There is little, if any, coordination between the first floor executive general and the second floor legislative general operating in the trenches over his head.  This applies to both parties – the previous administration led by a Republican general was as inept at getting General Williams to march in step as General Beshear is in getting General Stumbo to march to his cadence.  General Beshear even sent in his most potent weapon, Mrs. Beshear, to get the high school drop out age raised from 16 to 18 to no avail.
The armies of the House and Senate have settled into trench warfare. Each side takes some ground and loses some ground. But in the end, stalemate and stagnation are the order of the day.

Example Number Three: “Conference committee,” the term applied to describe the only time that Senate and House members gather in the same room, presumably to iron out their differences.  The sides don’t confer. They confront. They pontificate, negotiate, excoriate.  Members leave the sessions congratulating themselves on yardage gains for their side.  It is an open question whether they can claim to have conferred with their opponents.

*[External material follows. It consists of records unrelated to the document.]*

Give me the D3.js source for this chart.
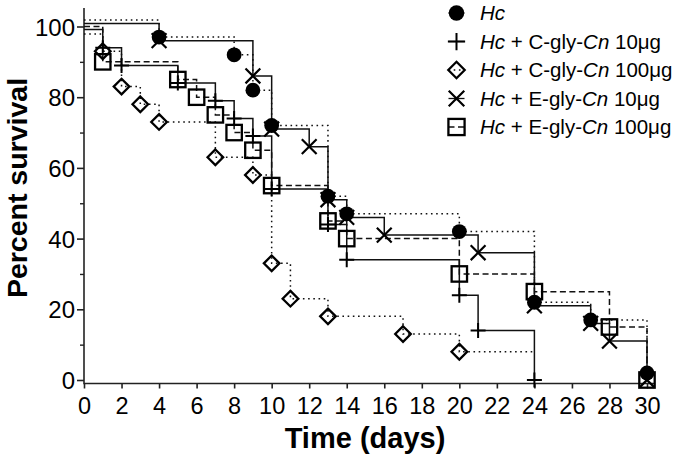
<!DOCTYPE html>
<html>
<head>
<meta charset="utf-8">
<script src="https://cdn.jsdelivr.net/npm/d3@7"></script>
<style>
  html, body { margin: 0; padding: 0; background: #fff; }
  svg { display: block; }
  text { font-family: "Liberation Sans", Arial, Helvetica, sans-serif; fill: #000; white-space: pre; }
</style>
</head>
<body>
<svg id="chart" width="675" height="461"></svg>
<script>
// ---------------- data ----------------
const xTicks = [0,2,4,6,8,10,12,14,16,18,20,22,24,26,28,30];
const yTicks = [0,20,40,60,80,100];
const yMinorTicks = [10,30,50,70,90];

const hcDays   = [4,8,9,10,13,14,20,24,27,30];
const hcSurv   = [97,92,82,72,52,47,42,22,17,2];

const c10Days  = [1,2,5,7,8,9,10,13,14,20,21,24];
const c10Surv  = [94,89,84,79,74,69,54,44,34,24,14,0];

const c100Days = [1,2,3,4,7,9,10,11,13,17,20];
const c100Surv = [93,83,78,73,63,58,33,23,18,13,8];
const c100LastDay = 24;   // follow-up ends (censored)

const e10Days  = [4,9,10,12,13,14,16,21,24,27,28,30];
const e10Surv  = [96,86,71,66,51,46,41,36,21,16,11,0];

const e100Days = [1,5,6,7,8,9,10,13,14,20,24,28,30];
const e100Surv = [90,85,80,75,70,65,55,45,40,30,25,15,0];

const seriesNames = [
  ["Hc", ""],
  ["Hc", " + C-gly-", "Cn", " 10μg"],
  ["Hc", " + C-gly-", "Cn", " 100μg"],
  ["Hc", " + E-gly-", "Cn", " 10μg"],
  ["Hc", " + E-gly-", "Cn", " 100μg"]
];

// ---------------- styles ----------------
const styles = [
  { key: "hc",   marker: "circle",  dash: "1.6,3.6", startOffset: -6.5 },
  { key: "c10",  marker: "plus",    dash: null,      startOffset: 3 },
  { key: "c100", marker: "diamond", dash: "1.6,3.6", startOffset: 7.5 },
  { key: "e10",  marker: "cross",   dash: null,      startOffset: -3 },
  { key: "e100", marker: "square",  dash: "6,3.5",   startOffset: 0 }
];

function buildSeries(days, surv, lastDay) {
  const pts = [{t: 0, v: 100, ev: false}];
  days.forEach((d, i) => pts.push({t: d, v: surv[i], ev: true}));
  if (lastDay != null) pts.push({t: lastDay, v: surv[surv.length - 1], ev: false});
  return pts;
}
const allSeries = [
  buildSeries(hcDays, hcSurv),
  buildSeries(c10Days, c10Surv),
  buildSeries(c100Days, c100Surv, c100LastDay),
  buildSeries(e10Days, e10Surv),
  buildSeries(e100Days, e100Surv)
];

// ---------------- layout ----------------
const svg = d3.select("#chart");
const x = d3.scaleLinear().domain([0, 30]).range([84, 647]);
const y = d3.scaleLinear().domain([0, 100]).range([380, 26.5]);
const axisY = 383.5;      // x-axis line position
const axisTop = 8;
const axisRight = 655;

const g = svg.append("g");

// y axis
const yAxis = d3.axisLeft(y).tickValues(yTicks).tickSize(7).tickPadding(2).tickFormat(d3.format("d"));
const yg = g.append("g").attr("transform", "translate(84,0)").call(yAxis);
yg.select(".domain").remove();
yg.selectAll(".tick line").attr("stroke", "#222").attr("stroke-width", 1.6);
yg.selectAll(".tick text").style("font-size", "24px").attr("fill", "#000").attr("dy", "0.36em");
const yMinor = d3.axisLeft(y).tickValues(yMinorTicks).tickSize(4).tickFormat("");
const ymg = g.append("g").attr("transform", "translate(84,0)").call(yMinor);
ymg.select(".domain").remove();
ymg.selectAll(".tick line").attr("stroke", "#222").attr("stroke-width", 1.4);
g.append("line").attr("x1", 84).attr("x2", 84).attr("y1", axisTop).attr("y2", axisY + 0.8)
  .attr("stroke", "#222").attr("stroke-width", 1.6);

// x axis
const xAxis = d3.axisBottom(x).tickValues(xTicks).tickSize(5).tickPadding(9).tickFormat(d3.format("d"));
const xg = g.append("g").attr("transform", `translate(0,${axisY})`).call(xAxis);
xg.select(".domain").remove();
xg.selectAll(".tick line").attr("stroke", "#222").attr("stroke-width", 1.6);
xg.selectAll(".tick text").style("font-size", "23.5px").attr("fill", "#000");
g.append("line").attr("x1", 84).attr("x2", axisRight).attr("y1", axisY).attr("y2", axisY)
  .attr("stroke", "#222").attr("stroke-width", 1.6);

// axis titles
svg.append("text").attr("x", 365).attr("y", 448).attr("text-anchor", "middle")
  .style("font-size", "29px").style("font-weight", "bold").text("Time (days)");
svg.append("text").attr("transform", "translate(27,188) rotate(-90)").attr("text-anchor", "middle")
  .style("font-size", "28.5px").style("font-weight", "bold").text("Percent survival");

// ---------------- lines ----------------
const drawOrder = [4, 3, 2, 1, 0];
drawOrder.forEach(si => {
  const st = styles[si];
  const line = d3.line()
    .x(d => x(d.t))
    .y((d, i) => y(d.v) + (i === 0 ? st.startOffset : 0))
    .curve(d3.curveStepAfter);
  g.append("path").datum(allSeries[si]).attr("d", line)
    .attr("fill", "none").attr("stroke", "#111").attr("stroke-width", 1.5)
    .attr("stroke-dasharray", st.dash);
});

// ---------------- markers ----------------
function drawMarker(sel, type, cx, cy, scale = 1) {
  const s = scale;
  if (type === "circle") {
    sel.append("circle").attr("cx", cx).attr("cy", cy).attr("r", 7.4 * s).attr("fill", "#000");
  } else if (type === "plus") {
    sel.append("path").attr("d", `M${cx - 7.5 * s},${cy}H${cx + 7.5 * s}M${cx},${cy - 7.5 * s}V${cy + 7.5 * s}`)
      .attr("stroke", "#000").attr("stroke-width", 2).attr("fill", "none");
  } else if (type === "cross") {
    const a = 7.4 * s;
    sel.append("path").attr("d", `M${cx - a},${cy - a}L${cx + a},${cy + a}M${cx - a},${cy + a}L${cx + a},${cy - a}`)
      .attr("stroke", "#000").attr("stroke-width", 2.2).attr("fill", "none");
  } else if (type === "diamond") {
    const a = 7.8 * s;
    sel.append("path").attr("d", `M${cx},${cy - a}L${cx + a},${cy}L${cx},${cy + a}L${cx - a},${cy}Z`)
      .attr("stroke", "#000").attr("stroke-width", 2.3).attr("fill", "none");
  } else if (type === "square") {
    const a = 7.7 * s;
    sel.append("rect").attr("x", cx - a).attr("y", cy - a).attr("width", 2 * a).attr("height", 2 * a)
      .attr("stroke", "#000").attr("stroke-width", 2.3).attr("fill", "none");
  }
}
drawOrder.forEach(si => {
  const st = styles[si];
  const mg = g.append("g");
  allSeries[si].filter(d => d.ev).forEach(d => drawMarker(mg, st.marker, x(d.t), y(d.v)));
});

// ---------------- legend ----------------
const leg = svg.append("g");
const legX = 456.5, legTextX = 480, legY0 = 13, legDy = 28.5;
styles.forEach((st, i) => {
  const cy = legY0 + i * legDy;
  const lg = leg.append("g");
  lg.append("line").attr("x1", legX - 8).attr("x2", legX + 8).attr("y1", cy).attr("y2", cy)
    .attr("stroke", "#111").attr("stroke-width", 1.3).attr("stroke-dasharray", st.dash);
  drawMarker(lg, st.marker, legX, cy, st.marker === "plus" ? 1.15 : 1.05);
  const t = lg.append("text").attr("x", legTextX).attr("y", cy + 7).style("font-size", "20.5px");
  seriesNames[i].forEach((part, k) => {
    if (!part) return;
    t.append("tspan").style("font-style", k % 2 === 0 ? "italic" : "normal").text(part);
  });
});
</script>
</body>
</html>
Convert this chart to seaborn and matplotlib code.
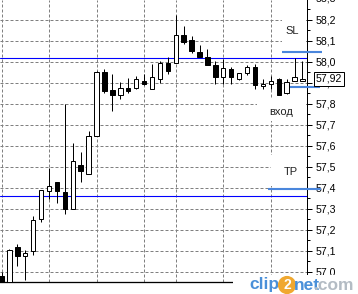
import numpy as np
import pandas as pd
import matplotlib
matplotlib.use("Agg")
import matplotlib.pyplot as plt
from matplotlib.patches import Rectangle
from matplotlib.ticker import MultipleLocator, FuncFormatter, NullFormatter
from matplotlib.transforms import blended_transform_factory
import seaborn as sns

# ---------------- data ----------------
opens  = [56.98, 56.94, 57.118, 57.078, 57.099, 57.254, 57.387, 57.429, 57.380, 57.298,
          57.508, 57.465, 57.646, 57.954, 57.867, 57.844, 57.875, 57.875, 57.908, 57.873,
          57.917, 57.994, 57.994, 58.129, 58.103, 58.048, 58.025, 57.984, 57.927, 57.965,
          57.917, 57.946, 57.975, 57.886, 57.894, 57.919, 57.854, 57.908, 57.908]
highs  = [57.00, 57.11, 57.133, 57.106, 57.267, 57.390, 57.497, 57.430, 57.799, 57.613,
          57.571, 57.671, 57.955, 57.965, 57.943, 57.905, 57.924, 57.933, 57.943, 57.990,
          58.003, 58.022, 58.224, 58.171, 58.124, 58.081, 58.060, 58.006, 58.016, 57.978,
          57.948, 57.984, 57.989, 57.921, 57.933, 57.925, 57.919, 58.021, 58.003]
lows   = [56.93, 56.93, 57.029, 56.962, 57.082, 57.238, 57.348, 57.330, 57.275, 57.298,
          57.430, 57.465, 57.646, 57.851, 57.768, 57.822, 57.851, 57.870, 57.889, 57.870,
          57.899, 57.943, 57.994, 58.087, 58.041, 58.022, 57.984, 57.895, 57.895, 57.895,
          57.913, 57.940, 57.870, 57.870, 57.870, 57.844, 57.848, 57.908, 57.908]
closes = [56.94, 57.105, 57.078, 57.090, 57.248, 57.390, 57.408, 57.387, 57.298, 57.529,
          57.480, 57.646, 57.954, 57.863, 57.844, 57.875, 57.863, 57.917, 57.894, 57.927,
          57.994, 57.956, 58.127, 58.094, 58.054, 58.025, 57.984, 57.927, 57.973, 57.927,
          57.946, 57.978, 57.892, 57.897, 57.908, 57.844, 57.906, 57.927, 57.92]
bar_index = list(range(len(opens)))

grid_bars = [0, 6, 12, 18, 22, 28, 34]          # vertical separators
blue_levels = [58.018, 57.363]                   # long blue lines
trade_names = ["SL", "вход", "TP"]
trade_levels = [58.049, 57.883, 57.395]
last_price = 57.92

df = pd.DataFrame({"i": bar_index, "o": opens, "h": highs, "l": lows, "c": closes})
df["up"] = df["c"] >= df["o"]

# ---------------- figure ----------------
W, H = 358, 294
sns.set_theme(style="white")
plt.rcParams["font.family"] = ["Liberation Sans", "DejaVu Sans"]

fig = plt.figure(figsize=(W / 100, H / 100), dpi=100)
fig.patch.set_facecolor("white")
ax = fig.add_axes([0, 12 / H, 307 / W, 282 / H])
ax.set_facecolor("white")

PX = 0.72  # one pixel in points


def fx(px):
    return px / W


def fy(py):
    return 1 - py / H


def xd(px):
    return (px - 1.5) / 7.92


# grid
ax.set_axisbelow(True)
ax.yaxis.grid(True, which="major", color="#808080", linestyle=(0, (3, 2)), linewidth=PX)
ax.xaxis.grid(False)
for g in grid_bars:
    ax.axvline(g, color="#808080", linestyle=(0, (3, 2)), linewidth=PX, zorder=0.5)

# long blue lines
for lv in blue_levels:
    ax.axhline(lv, color="#0000ff", linewidth=PX * 1.1, zorder=1)

# candles: wicks
ax.vlines(df["i"], df["l"], df["h"], color="black", linewidth=PX, zorder=2)
# bodies
bw = 0.56
bottoms = np.minimum(df["o"], df["c"])
heights = np.maximum(np.abs(df["c"] - df["o"]), 0.002)
faces = ["white" if u else "black" for u in df["up"]]
ax.bar(df["i"], heights, bottom=bottoms, width=bw, color=faces,
       edgecolor="black", linewidth=PX, zorder=3)

ax.set_xlim(-0.19, 38.57)
ax.set_ylim(56.952, 58.295)

# axes styling
sns.despine(ax=ax, left=True, top=True, right=False, bottom=False)
ax.spines["right"].set_color("black")
ax.spines["right"].set_linewidth(PX)
ax.spines["bottom"].set_color("black")
ax.spines["bottom"].set_linewidth(PX * 1.3)
ax.set_xticks([])
ax.yaxis.tick_right()
ax.yaxis.set_major_locator(MultipleLocator(0.1))
ax.yaxis.set_minor_locator(MultipleLocator(0.05))
ax.yaxis.set_major_formatter(FuncFormatter(lambda v, p: f"{v:.1f}".replace(".", ",")))
ax.yaxis.set_minor_formatter(NullFormatter())
ax.tick_params(axis="y", which="major", length=5 * PX, width=PX, color="black",
               pad=2.5, labelsize=7.6, labelcolor="black", right=True, left=False)
ax.tick_params(axis="y", which="minor", length=3 * PX, width=PX, color="black",
               right=True, left=False)

bl = blended_transform_factory(ax.transAxes, ax.transData)

# partially visible top label (outside the view limits)
ax.text(1.0 + 8.6 / 307, 58.3, "58,3", transform=bl,
        ha="left", va="center", fontsize=7.6, color="black", clip_on=False)

# white boxes behind labels (hide grid)
for (x0, y0, x1, y1) in [(282, 12, 306, 48), (257, 98, 306, 121), (271, 155, 306, 186)]:
    ax.add_patch(Rectangle((fx(x0), fy(y1)), fx(x1) - fx(x0), fy(y0) - fy(y1),
                           transform=fig.transFigure, facecolor="white", edgecolor="none",
                           zorder=1.5))

# trade level short lines
xspans = [(281.7, 322), (290, 320), (268, 321)]
for lv, (a, b) in zip(trade_levels, xspans):
    ax.hlines(lv, xd(a), xd(b), color="#4a86dc", linewidth=2.1 * PX, zorder=6, clip_on=False)

# trade labels
label_pos = [(292.5, 31), (281.5, 112), (291, 172)]
for name, (px, py) in zip(trade_names, label_pos):
    fig.text(fx(px), fy(py), name, ha="center", va="center", fontsize=8, color="#222222",
             zorder=7)

# last price box
ax.text(316 / 307, last_price, f"{last_price:.2f}".replace(".", ","), transform=bl,
        ha="left", va="center", fontsize=7.6, color="black", zorder=8, clip_on=False,
        bbox=dict(boxstyle="square,pad=0.18", facecolor="white", edgecolor="black", linewidth=PX))

# watermark
fig.add_artist(Rectangle((fx(233), 0), 1 - fx(233), fy(274.5), transform=fig.transFigure,
                         facecolor="white", edgecolor="none", zorder=10))
wy = fy(285)
fig.text(fx(249), wy, "clip", ha="left", va="center", fontsize=12.5, fontweight="bold",
         color="#4a90d9", zorder=11)
fig.text(fx(287), wy, "2", ha="center", va="center", fontsize=10, fontweight="bold",
         color="white", zorder=11,
         bbox=dict(boxstyle="circle,pad=0.15", facecolor="#f0a830", edgecolor="none"))
fig.text(fx(294), wy, "net", ha="left", va="center", fontsize=12.5, fontweight="bold",
         color="#4a90d9", zorder=11)
fig.text(fx(314), wy, ".com", ha="left", va="center", fontsize=12.5, fontweight="bold",
         color="#b4bcc4", zorder=11)

fig.savefig("out.png", dpi=100, facecolor="white")
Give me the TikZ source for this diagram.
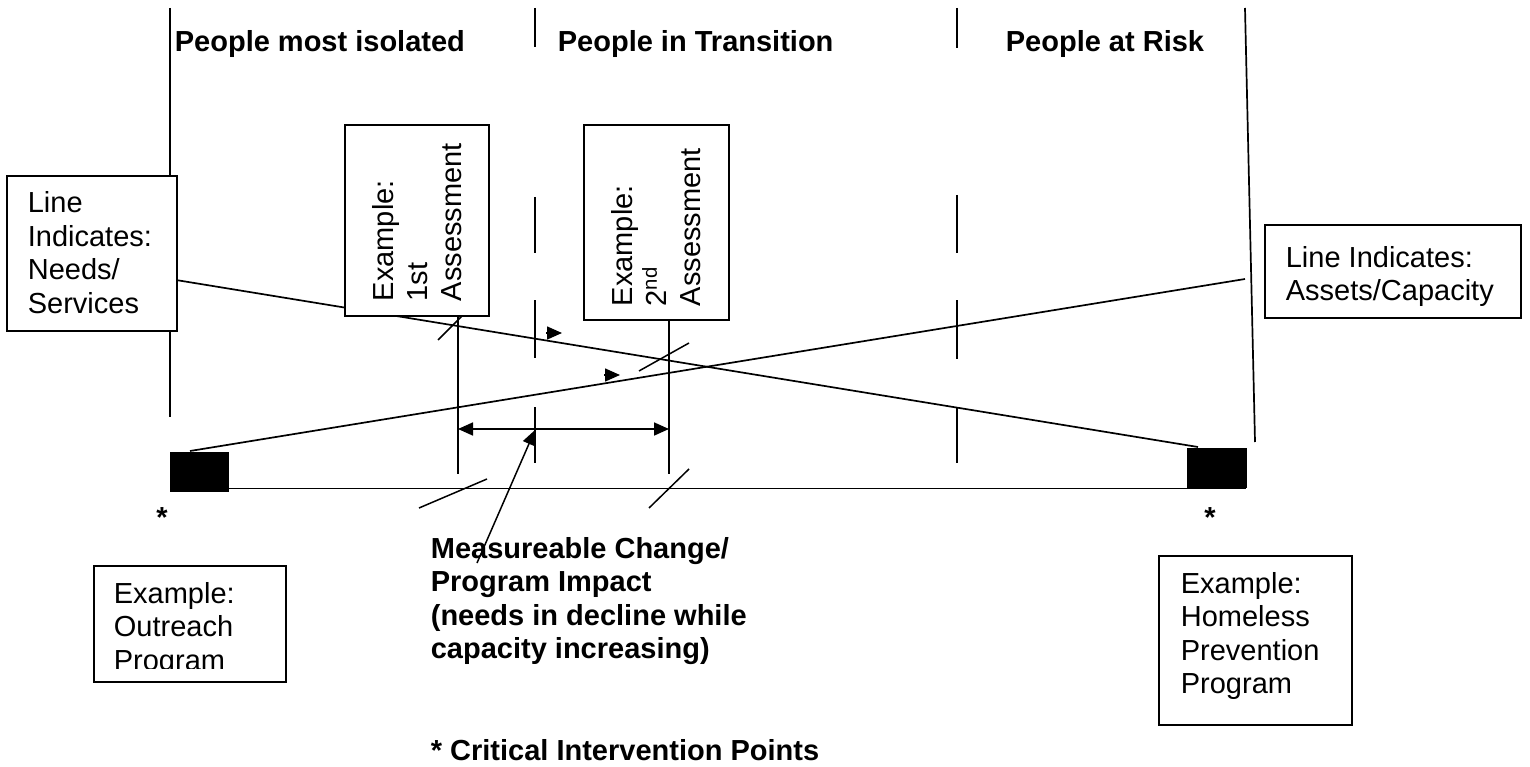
\documentclass[tikz,border=0pt]{standalone}
\usepackage{fontspec}
\setmainfont{Liberation Sans}
\usetikzlibrary{arrows.meta}
\newcommand{\tl}[1]{\begin{tabular}[t]{@{}l@{}}#1\end{tabular}}
\begin{document}
\begin{tikzpicture}[x=1pt,y=-1pt,line width=1.7pt,
  txt/.style={inner sep=0pt,anchor=base west,font=\fontsize{29}{33.5}\selectfont},
  hdr/.style={inner sep=0pt,anchor=base west,font=\fontsize{29}{33.5}\selectfont\bfseries},
  rtxt/.style={inner sep=0pt,anchor=base west,rotate=90,font=\fontsize{29}{34}\selectfont},
  box/.style={draw,fill=white,line width=1.7pt,inner sep=0pt,anchor=north west},
  blk/.style={fill=black,draw=none,inner sep=0pt,anchor=north west},
  tip/.style={-{Triangle[length=15pt,width=13pt]}},
  dtip/.style={{Triangle[length=15pt,width=13pt]}-{Triangle[length=15pt,width=13pt]}},
  star/.style={inner sep=0pt,anchor=base,font=\fontsize{29}{33.5}\selectfont\bfseries}]
\useasboundingbox (0,0) rectangle (1530,767);

% coordinates
\coordinate (l0t) at (170,8);   \coordinate (l0b) at (170,417);
\coordinate (rt)  at (1245,8);  \coordinate (rb)  at (1255,442);
\coordinate (nA) at (176,280);  \coordinate (nB) at (1198,447);
\coordinate (aA) at (190,451);  \coordinate (aB) at (1245,279);
\coordinate (v1t) at (458,315); \coordinate (v1b) at (458,474);
\coordinate (v2t) at (669,319); \coordinate (v2b) at (669,474);
\coordinate (hA) at (458,429);  \coordinate (hB) at (669,429);
\coordinate (pA) at (477,563);  \coordinate (pB) at (535,430);
\coordinate (bA) at (228,488.5); \coordinate (bB) at (1246,488.5);

% vertical boundary lines
\draw (l0t) -- (l0b);
\draw (rt) -- (rb);
\foreach \a/\b in {8/47,197/253,300/358,407/463}{\draw (535,\a) -- (535,\b);}
\foreach \a/\b in {8/48,195/253,300/359,407/463}{\draw (957,\a) -- (957,\b);}

% trend lines
\draw (nA) -- (nB);
\draw (aA) -- (aB);
\draw (bA) -- (bB);

% black squares
\node[blk,minimum width=59pt,minimum height=40pt] (sqL) at (169,451) {};
\node[blk,minimum width=60pt,minimum height=40pt] (sqR) at (1186,447) {};

% assessment lines and arrows
\draw (v1t) -- (v1b);
\draw (v2t) -- (v2b);
\draw[dtip] (hA) -- (hB);
\draw[tip,line width=1.5pt] (pA) -- (pB);

% ticks
\draw[line width=1.5pt] (438,340) -- (462,316);
\draw[line width=1.5pt] (639,371) -- (689,343);
\draw[line width=1.5pt] (419,508) -- (487,479);
\draw[line width=1.5pt] (649,508) -- (689,469);

% small arrows
\draw[tip,line width=1.5pt] (546,333) -- (562,333);
\draw[tip,line width=1.5pt] (604,375) -- (620,375);

% boxes
\node[box,minimum width=170pt,minimum height=155pt] (needs) at (6,175) {};
\node[txt] (needsT) at (27,213) {\tl{Line\\Indicates:\\Needs/\\Services}};

\node[box,minimum width=256pt,minimum height=93pt] (assets) at (1264,224) {};
\node[txt] (assetsT) at (1285,267) {\tl{Line Indicates:\\Assets/Capacity}};

\node[box,minimum width=144pt,minimum height=191pt] (b1) at (344,124) {};
\node[rtxt] (b1T) at (393,302) {\tl{Example:\\1st\\Assessment}};

\node[box,minimum width=145pt,minimum height=195pt] (b2) at (583,124) {};
\node[rtxt] (b2T) at (632,307) {\tl{Example:\\2\textsuperscript{nd}\\Assessment}};

\node[box,minimum width=192pt,minimum height=116pt] (outr) at (93,565) {};
\begin{scope}
\clip (93,565) rectangle (285,668.5);
\node[txt] (outrT) at (113,603) {\tl{Example:\\Outreach\\Program}};
\end{scope}

\node[box,minimum width=193pt,minimum height=169pt] (home) at (1158,555) {};
\node[txt] (homeT) at (1180,593) {\tl{Example:\\Homeless\\Prevention\\Program}};

% headers
\node[hdr] (h1) at (174,52) {People most isolated};
\node[hdr] (h2) at (557,52) {People in Transition};
\node[hdr] (h3) at (1005,52) {People at Risk};

% stars
\node[star] (s1) at (162,527) {*};
\node[star] (s2) at (1210,527) {*};

% bottom texts
\node[hdr] (meas) at (430,558) {\tl{Measureable Change/\\Program Impact\\(needs in decline while\\capacity increasing)}};
\node[hdr] (crit) at (430,760) {* Critical Intervention Points};
\end{tikzpicture}
\end{document}
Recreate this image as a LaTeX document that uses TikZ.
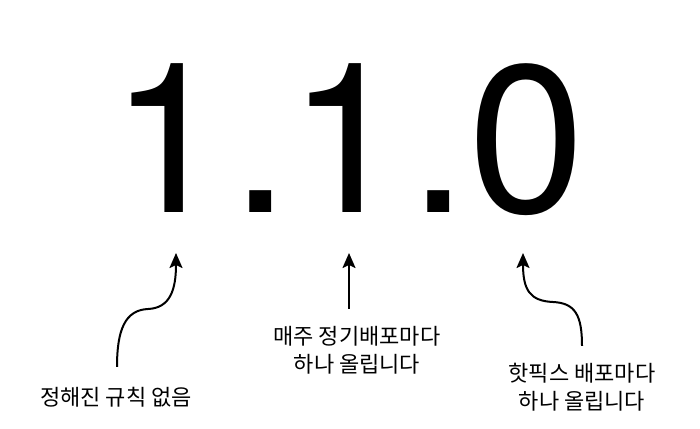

Tea party activists might hurrah the current state if the stalemate didn’t cost tax dollars every day the combatants show up on the field of battle.  Sessions that do nothing cost the same as sessions that make the lives of citizens of the Commonwealth better.

The question that each voter should ask his hometown legislator is how long can the war between the Houses go on while the state sinks farther into poverty? 

Kentucky needs peace to break out. Legislators can then focus their attention on the people outside of the Capitol and not on the people on the other end of the building.

Peace and the Kentucky General Assembly. There are words do not go together.